I also love the classic branding and identity work. I tend to build a really good relationship with the client over this stuff as we work together on the challenge of developing a visual representation of that thing they do.

EA EP Poster A4  EA Gig Poster Christmas 2014 Red Final

4 // Where do you get inspiration for design from? How do you keep motivated to be continually creative?

It can be hard! Sometimes I find myself compulsively watching US Office so I don’t have to face the project that I have no ideas for! Other times I’m inspired by other creatives. There’s a great community of designers and letterers on Instagram (I’d like to say I am part of that!), and other renown designers who I follow regularly (Jessica Hische & Jon Contino).

A lot of the time I’ll get inspired by really random things from my day-to-day. It might be a conversation with my wife and friends, or letting my mind wander when I’m driving or going to sleep (not at the same time), or noticing cool packaging during our ‘Friday big shop’. I guess I take in a lot of visual noise, and my mind organises that into an actual idea at some point.

I try to stay connected to some incredible local creatives. I love that for how divided Northern Ireland can be, it can also be really easy to connect with people. These could be photographers, writers, dreamers, designers, activists and makers – these guys inspire me.

5 // What would be your dream design job? What’s the big picture for Angel & Anchor?

A dream job would be doing limited edition screen printed posters for someone like James Vincent McMorrow, Haim or another well-known artist (Bey, give me a call). Another might be designing for an independent magazine, or clothing company.

The big picture for Angel & Anchor is to continue saying yes to projects, weird and wonderful, and see where it takes me. I would love for Angel & Anchor to be known for producing quality work, and maybe more so for music and branding.

Conor Scott Blog-6 CS EP Mock-Up

( ^^ Remember Connor Scott from The Voice?! ^^ )

6 // What are your biggest design pet-peeves?

Where do I start?! Unrealistic expectations of how much it costs to hire a designer, overuse of Bebas Neue, hipster ‘X’ logos, when my teacher wife used Comic Sans for her class, generic stock photos and website landing pages. I think my biggest pet-peeve of working as a creative is a micro-managing client. I think projects work best when the designer and client have a good relationship and work together to find the perfect visual solution. To my despair, a lot of clients expect you to simply replicate other’s work or want to tell you how to do your job.
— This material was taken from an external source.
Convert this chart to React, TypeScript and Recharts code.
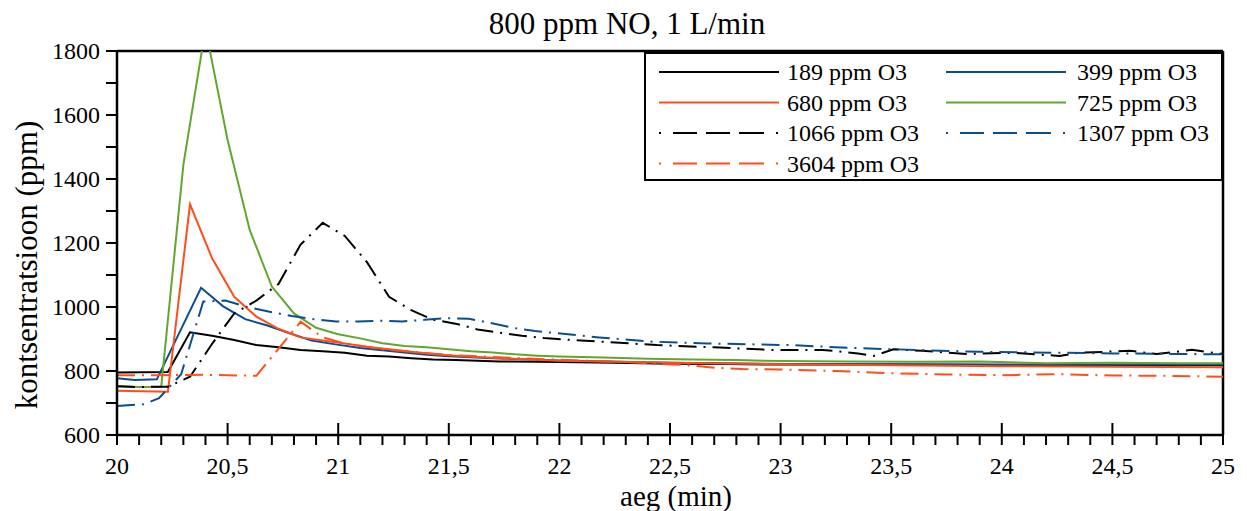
import React from 'react';
import { LineChart, Line, XAxis, YAxis, Legend, ReferenceLine, Label } from 'recharts';

const FONT = "'Liberation Serif', 'Times New Roman', serif";

const TITLE = '800 ppm NO, 1 L/min';
const X_LABEL = 'aeg (min)';
const Y_LABEL = 'kontsentratsioon (ppm)';

const xMajorTicks = [20, 20.5, 21, 21.5, 22, 22.5, 23, 23.5, 24, 24.5, 25];
const yTicks = [600, 700, 800, 900, 1000, 1100, 1200, 1300, 1400, 1500, 1600, 1700, 1800];
const yLabelTicks = [600, 800, 1000, 1200, 1400, 1600, 1800];

const t189 = [20.0, 20.23, 20.33, 20.43, 20.53, 20.63, 20.73, 20.83, 20.93, 21.03, 21.13, 21.23, 21.33, 21.43, 21.53, 21.73, 22.0, 22.25, 22.5, 22.75, 23.0, 23.5, 24.0, 24.5, 25.0];
const v189 = [795, 797, 921, 910, 897, 881, 874, 866, 862, 857, 848, 845, 840, 836, 834, 830, 828, 826, 823, 822, 820, 820, 819, 818, 818];

const t399 = [20.0, 20.08, 20.18, 20.38, 20.48, 20.58, 20.68, 20.78, 20.88, 20.98, 21.1, 21.2, 21.3, 21.4, 21.5, 21.7, 22.0, 22.5, 23.0, 23.5, 24.0, 24.5, 25.0];
const v399 = [777, 772, 774, 1060, 1002, 962, 942, 918, 895, 884, 872, 865, 858, 851, 846, 840, 833, 826, 822, 821, 820, 820, 820];

const t680 = [20.0, 20.23, 20.33, 20.43, 20.53, 20.63, 20.73, 20.83, 20.93, 21.03, 21.13, 21.23, 21.33, 21.43, 21.53, 21.73, 22.0, 22.5, 23.0, 23.5, 24.0, 24.5, 25.0];
const v680 = [738, 735, 1321, 1152, 1032, 970, 932, 905, 895, 886, 876, 868, 860, 853, 848, 840, 832, 826, 821, 818, 815, 813, 812];

const t725 = [20.0, 20.1, 20.2, 20.3, 20.4, 20.5, 20.6, 20.7, 20.8, 20.9, 21.0, 21.1, 21.2, 21.3, 21.4, 21.5, 21.6, 21.7, 21.8, 21.9, 22.0, 22.2, 22.4, 22.6, 22.8, 23.0, 23.3, 23.6, 23.9, 24.2, 24.5, 24.8, 25.0];
const v725 = [753, 750, 751, 1444, 1870, 1522, 1241, 1064, 980, 935, 915, 902, 887, 878, 874, 868, 862, 858, 852, 848, 845, 842, 838, 836, 834, 831, 830, 829, 830, 824, 826, 824, 824];

const t1066 = [20.0, 20.1, 20.23, 20.33, 20.43, 20.53, 20.63, 20.73, 20.83, 20.93, 21.03, 21.13, 21.23, 21.33, 21.43, 21.53, 21.63, 21.73, 21.83, 21.93, 22.03, 22.18, 22.44, 22.7, 22.95, 23.19, 23.35, 23.42, 23.51, 23.64, 23.84, 24.05, 24.26, 24.35, 24.58, 24.7, 24.86, 25.0];
const v1066 = [752, 750, 751, 782, 885, 980, 1020, 1072, 1195, 1263, 1222, 1140, 1032, 990, 960, 948, 930, 920, 910, 903, 898, 892, 881, 874, 866, 866, 855, 847, 868, 863, 853, 857, 847, 857, 863, 853, 866, 853];

const t1307 = [20.0, 20.12, 20.19, 20.29, 20.39, 20.49, 20.59, 20.69, 20.79, 20.89, 20.99, 21.09, 21.19, 21.29, 21.39, 21.49, 21.59, 21.69, 21.79, 21.89, 21.99, 22.18, 22.41, 22.67, 23.04, 23.36, 23.9, 24.5, 25.0];
const v1307 = [691, 696, 715, 790, 1017, 1020, 1000, 985, 972, 962, 955, 955, 957, 955, 960, 965, 963, 950, 935, 925, 918, 905, 892, 886, 881, 871, 860, 855, 852];

const t3604 = [20.0, 20.2, 20.4, 20.63, 20.83, 20.93, 21.03, 21.2, 21.5, 21.75, 22.0, 22.3, 22.56, 22.71, 22.83, 23.0, 23.25, 23.5, 23.75, 24.0, 24.25, 24.5, 24.75, 25.0];
const v3604 = [787, 787, 788, 785, 954, 905, 886, 868, 850, 842, 835, 828, 819, 810, 806, 805, 800, 793, 789, 787, 790, 786, 785, 782];

const BLACK = '#000000';
const BLUE = '#0b4e8e';
const RED = '#ff4d1c';
const GREEN = '#62a630';
const DASHDOT = '18 7 2 7';

const mk = (ts: number[], vs: number[]) => ts.map((t, i) => ({ t, v: vs[i] }));

const series = [
  { name: '189 ppm O3', data: mk(t189, v189), color: BLACK, dash: undefined as string | undefined },
  { name: '399 ppm O3', data: mk(t399, v399), color: BLUE, dash: undefined },
  { name: '680 ppm O3', data: mk(t680, v680), color: RED, dash: undefined },
  { name: '725 ppm O3', data: mk(t725, v725), color: GREEN, dash: undefined },
  { name: '1066 ppm O3', data: mk(t1066, v1066), color: BLACK, dash: DASHDOT },
  { name: '1307 ppm O3', data: mk(t1307, v1307), color: BLUE, dash: DASHDOT },
  { name: '3604 ppm O3', data: mk(t3604, v3604), color: RED, dash: DASHDOT },
];

// minor ticks every 0.1 between the labelled ones
const xAllTicks: number[] = [];
for (let i = 0; i <= 50; i++) xAllTicks.push(Math.round((20 + i * 0.1) * 10) / 10);

const fmt = (v: number) => String(v).replace('.', ',');

const XTick = (props: any) => {
  const { x, y, payload } = props;
  const v = payload.value as number;
  const major = xMajorTicks.some((m) => Math.abs(m - v) < 1e-6);
  return (
    <g>
      <line x1={x} x2={x} y1={major ? y - 12 : y} y2={y + 10} stroke="#000" strokeWidth={2} />
      {major && (
        <text x={x} y={y + 39} textAnchor="middle" fontFamily={FONT} fontSize={24} fill="#000">
          {fmt(v)}
        </text>
      )}
    </g>
  );
};

const YTick = (props: any) => {
  const { x, y, payload } = props;
  const v = payload.value as number;
  const labelled = yLabelTicks.includes(v);
  return (
    <g>
      <line x1={x - 11} x2={x} y1={y} y2={y} stroke="#000" strokeWidth={2} />
      {labelled && (
        <text x={x - 17} y={y + 8} textAnchor="end" fontFamily={FONT} fontSize={24} fill="#000">
          {fmt(v)}
        </text>
      )}
    </g>
  );
};

const YLabel = (props: any) => {
  const vb = props.viewBox || {};
  const cx = (vb.x ?? 17) + 20;
  const cy = (vb.y ?? 51) + (vb.height ?? 384) / 2 + 22;
  return (
    <text
      x={cx}
      y={cy}
      transform={`rotate(-90, ${cx}, ${cy})`}
      textAnchor="middle"
      fontFamily={FONT}
      fontSize={31}
      fill="#000"
    >
      {Y_LABEL}
    </text>
  );
};

const XLabel = (props: any) => {
  const vb = props.viewBox || {};
  const cx = (vb.x ?? 117) + (vb.width ?? 1106) / 2 + 6;
  const cy = (vb.y ?? 435) + 71;
  return (
    <text x={cx} y={cy} textAnchor="middle" fontFamily={FONT} fontSize={29} fill="#000">
      {X_LABEL}
    </text>
  );
};

const LEG_DASH = '2 12 24 9 24 9 25 12 2';

const LegendBox = () => {
  const rows = [
    [series[0], series[1]],
    [series[2], series[3]],
    [series[4], series[5]],
    [series[6]],
  ];
  const colLine = [15, 302];
  const colText = [143, 433];
  return (
    <svg width={579} height={129} style={{ display: 'block', overflow: 'visible' }}>
      <rect x={1} y={1} width={577} height={127} fill="#fff" stroke="#000" strokeWidth={2} />
      {rows.map((row, r) =>
        row.map((s, c) => {
          const cy = 20 + r * 30.5;
          return (
            <g key={s.name}>
              <line
                x1={colLine[c]}
                x2={colLine[c] + 120}
                y1={cy}
                y2={cy}
                stroke={s.color}
                strokeWidth={2}
                strokeDasharray={s.dash ? LEG_DASH : undefined}
              />
              <text x={colText[c]} y={cy + 8} fontFamily={FONT} fontSize={24} fill="#000">
                {s.name}
              </text>
            </g>
          );
        })
      )}
    </svg>
  );
};

export default function App() {
  return (
    <div style={{ position: 'absolute', left: 0, top: 0, width: 1247, height: 511, background: '#fff' }}>
      <div
        style={{
          position: 'absolute',
          left: 0,
          width: 1254,
          top: 9,
          textAlign: 'center',
          fontFamily: FONT,
          fontSize: 31,
          lineHeight: '30px',
          color: '#000',
          whiteSpace: 'nowrap',
          zIndex: 2,
        }}
      >
        {TITLE}
      </div>
      <LineChart width={1247} height={511} margin={{ top: 51, right: 24, left: 17, bottom: 16 }}>
        <XAxis
          type="number"
          dataKey="t"
          domain={[20, 25]}
          ticks={xAllTicks}
          interval={0}
          height={60}
          tickSize={0}
          tickMargin={0}
          tickLine={false}
          tick={<XTick />}
          axisLine={{ stroke: '#000', strokeWidth: 2.5 }}
          allowDataOverflow
        >
          <Label content={<XLabel />} />
        </XAxis>
        <YAxis
          type="number"
          domain={[600, 1800]}
          ticks={yTicks}
          interval={0}
          width={100}
          tickSize={0}
          tickMargin={0}
          tickLine={false}
          tick={<YTick />}
          axisLine={{ stroke: '#000', strokeWidth: 2.5 }}
          allowDataOverflow
        >
          <Label content={<YLabel />} />
        </YAxis>
        <ReferenceLine y={1800} stroke="#000" strokeWidth={2.5} />
        <ReferenceLine x={25} stroke="#000" strokeWidth={2.5} />
        {series.map((s) => (
          <Line
            key={s.name}
            data={s.data}
            dataKey="v"
            name={s.name}
            type="linear"
            stroke={s.color}
            strokeWidth={2}
            strokeDasharray={s.dash}
            dot={false}
            activeDot={false}
            isAnimationActive={false}
          />
        ))}
        <Legend
          layout="horizontal"
          verticalAlign="middle"
          align="center"
          content={<LegendBox />}
          wrapperStyle={{ position: 'absolute', left: 644, top: 52, width: 579, height: 129 }}
        />
      </LineChart>
    </div>
  );
}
When I go to my favourite restaurant and ask for the special I don’t go into the kitchen and tell the chef how to cook it. I trust he knows better than I would because of his experience. I find design isn’t treated the same way, and it should be… rant over.

7 // What advice would you give other design/creative start-ups?

Be strategic about what work you do and the clients you work with… don’t just chase jobs because of money, but also because of what it will do for your development and your reputation. And if you do need to do those crappy flyer jobs (like we all do sometimes), don’t tell or show anyone!

Even if you don’t have work on, keep delivering good quality content online. Remind people you exist!

Lastly, don’t pretend to be something you are not. It frustrates me the amount of creative start-ups that say ‘we’ in their online content, when it’s obviously just one person, exaggerating the size of the operation. If it’s just you working from a laptop at Starbucks that’s great (and this was once me)! Be personal and allow people in on the journey you are embarking on. We all start somewhere.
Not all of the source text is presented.